ICLR2026

Minimax Sample Complexity of Graph Neural Networks: Lower Bounds and Structural Effects

Ahmad Ghasemi, Hossein Pishro-Nik

Abstract

Graph Neural Networks (GNNs) achieve strong empirical performance across domains, yet their fundamental statistical behavior remains poorly understood. This paper develops a minimax analysis of ReLU message-passing GNNs with explicit architectural assumptions, in both inductive (graph-level) and transductive (node-level) settings.
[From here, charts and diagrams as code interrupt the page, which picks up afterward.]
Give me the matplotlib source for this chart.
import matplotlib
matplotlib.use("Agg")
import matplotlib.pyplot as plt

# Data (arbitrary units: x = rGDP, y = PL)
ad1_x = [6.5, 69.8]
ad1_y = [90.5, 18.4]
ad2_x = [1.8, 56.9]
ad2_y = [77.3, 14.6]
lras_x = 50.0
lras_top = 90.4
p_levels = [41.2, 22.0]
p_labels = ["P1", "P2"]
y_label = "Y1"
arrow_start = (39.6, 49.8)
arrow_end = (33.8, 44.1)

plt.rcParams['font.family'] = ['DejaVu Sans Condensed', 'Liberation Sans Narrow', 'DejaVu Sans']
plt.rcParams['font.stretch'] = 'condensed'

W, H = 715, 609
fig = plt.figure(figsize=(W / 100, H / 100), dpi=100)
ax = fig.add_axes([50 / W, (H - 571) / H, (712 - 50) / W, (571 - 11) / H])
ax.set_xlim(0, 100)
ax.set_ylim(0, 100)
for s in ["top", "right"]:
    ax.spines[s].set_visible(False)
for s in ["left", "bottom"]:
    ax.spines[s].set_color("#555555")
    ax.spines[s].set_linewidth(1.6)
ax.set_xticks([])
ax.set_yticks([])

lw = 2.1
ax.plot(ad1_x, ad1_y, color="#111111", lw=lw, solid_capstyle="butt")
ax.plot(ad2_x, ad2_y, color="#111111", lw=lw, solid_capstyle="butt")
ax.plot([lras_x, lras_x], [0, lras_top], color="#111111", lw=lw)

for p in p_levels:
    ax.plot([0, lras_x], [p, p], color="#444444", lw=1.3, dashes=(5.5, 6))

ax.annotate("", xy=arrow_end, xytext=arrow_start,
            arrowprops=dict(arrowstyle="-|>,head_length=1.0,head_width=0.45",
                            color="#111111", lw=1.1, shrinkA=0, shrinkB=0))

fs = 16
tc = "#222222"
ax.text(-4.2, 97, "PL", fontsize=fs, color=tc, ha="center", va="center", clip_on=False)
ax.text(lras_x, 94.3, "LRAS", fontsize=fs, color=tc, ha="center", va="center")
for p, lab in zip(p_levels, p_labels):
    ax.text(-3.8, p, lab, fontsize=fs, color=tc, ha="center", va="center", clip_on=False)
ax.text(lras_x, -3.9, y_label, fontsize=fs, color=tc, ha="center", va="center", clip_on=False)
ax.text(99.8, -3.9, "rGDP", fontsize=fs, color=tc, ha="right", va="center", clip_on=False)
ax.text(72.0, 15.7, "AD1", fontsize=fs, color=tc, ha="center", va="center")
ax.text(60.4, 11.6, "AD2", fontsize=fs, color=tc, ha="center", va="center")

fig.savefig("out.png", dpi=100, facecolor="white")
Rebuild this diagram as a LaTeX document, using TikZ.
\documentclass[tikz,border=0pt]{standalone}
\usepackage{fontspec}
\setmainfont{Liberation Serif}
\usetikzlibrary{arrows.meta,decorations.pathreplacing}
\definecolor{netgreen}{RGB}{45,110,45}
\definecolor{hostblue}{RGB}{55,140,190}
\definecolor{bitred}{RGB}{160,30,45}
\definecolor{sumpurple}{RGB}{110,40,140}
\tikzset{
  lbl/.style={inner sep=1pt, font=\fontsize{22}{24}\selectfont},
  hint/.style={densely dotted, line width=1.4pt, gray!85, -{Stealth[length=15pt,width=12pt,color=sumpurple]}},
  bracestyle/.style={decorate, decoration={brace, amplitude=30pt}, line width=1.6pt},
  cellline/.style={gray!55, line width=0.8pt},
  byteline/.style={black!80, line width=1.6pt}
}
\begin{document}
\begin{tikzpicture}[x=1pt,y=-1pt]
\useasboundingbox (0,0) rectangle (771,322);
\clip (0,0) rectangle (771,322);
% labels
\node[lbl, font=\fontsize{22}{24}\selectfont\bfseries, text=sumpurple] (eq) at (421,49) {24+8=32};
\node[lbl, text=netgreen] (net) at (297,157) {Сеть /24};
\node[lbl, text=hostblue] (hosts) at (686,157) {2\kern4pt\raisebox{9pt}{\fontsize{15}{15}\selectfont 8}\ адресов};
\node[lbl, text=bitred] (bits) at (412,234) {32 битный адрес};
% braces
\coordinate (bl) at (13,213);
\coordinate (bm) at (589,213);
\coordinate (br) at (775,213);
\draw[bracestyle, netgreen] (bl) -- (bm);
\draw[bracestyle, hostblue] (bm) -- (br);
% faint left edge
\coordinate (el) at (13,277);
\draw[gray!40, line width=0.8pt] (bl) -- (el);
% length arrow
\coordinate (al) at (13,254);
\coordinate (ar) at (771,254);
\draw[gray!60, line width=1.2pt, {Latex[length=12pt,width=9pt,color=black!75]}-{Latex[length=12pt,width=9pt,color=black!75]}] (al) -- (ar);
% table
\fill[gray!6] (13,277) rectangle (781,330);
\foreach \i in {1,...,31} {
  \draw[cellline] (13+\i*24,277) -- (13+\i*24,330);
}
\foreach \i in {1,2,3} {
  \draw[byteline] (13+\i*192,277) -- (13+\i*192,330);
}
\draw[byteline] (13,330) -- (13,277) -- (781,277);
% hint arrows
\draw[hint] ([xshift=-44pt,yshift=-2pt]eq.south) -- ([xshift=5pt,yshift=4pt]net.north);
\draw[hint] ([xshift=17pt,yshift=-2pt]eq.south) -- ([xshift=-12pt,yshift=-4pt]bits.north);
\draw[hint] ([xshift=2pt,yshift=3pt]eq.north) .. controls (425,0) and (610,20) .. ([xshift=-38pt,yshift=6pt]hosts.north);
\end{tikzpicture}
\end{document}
For arbitrary graphs without structural constraints, we show that the worst-case generalization error scales as $\sqrt{\log d / n}$ with sample size $n$ and input dimension $d$ , matching the $1/\sqrt{n}$ behavior of feed-forward networks. Under a spectral--homophily condition combining strong label homophily and bounded spectral expansion, we prove a stronger minimax lower bound of $d/\log n$ for transductive node prediction. We complement these results with a systematic empirical study on three large-scale benchmarks (ogbn_arxiv, ogbn_products_50k, Reddit_50k) and two controlled synthetic datasets representing the worst-case and structured regimes of our theory. All benchmark graphs we study fall in the slow-mixing, bottlenecked regime captured by our spectral-homophily condition, and ratio-based scaling tests show error decay consistent with the $d/\log n$ rate in real and structured settings, while the worst-case synthetic dataset follows the $\sqrt{\log d / n}$ curve. Together, these results indicate that practical GNN tasks often operate in the spectral-homophily regime, where our lower bound $d/\log n$ is tight and effective sample complexity is driven by graph topology rather than universal $1/\sqrt{n}$ behavior.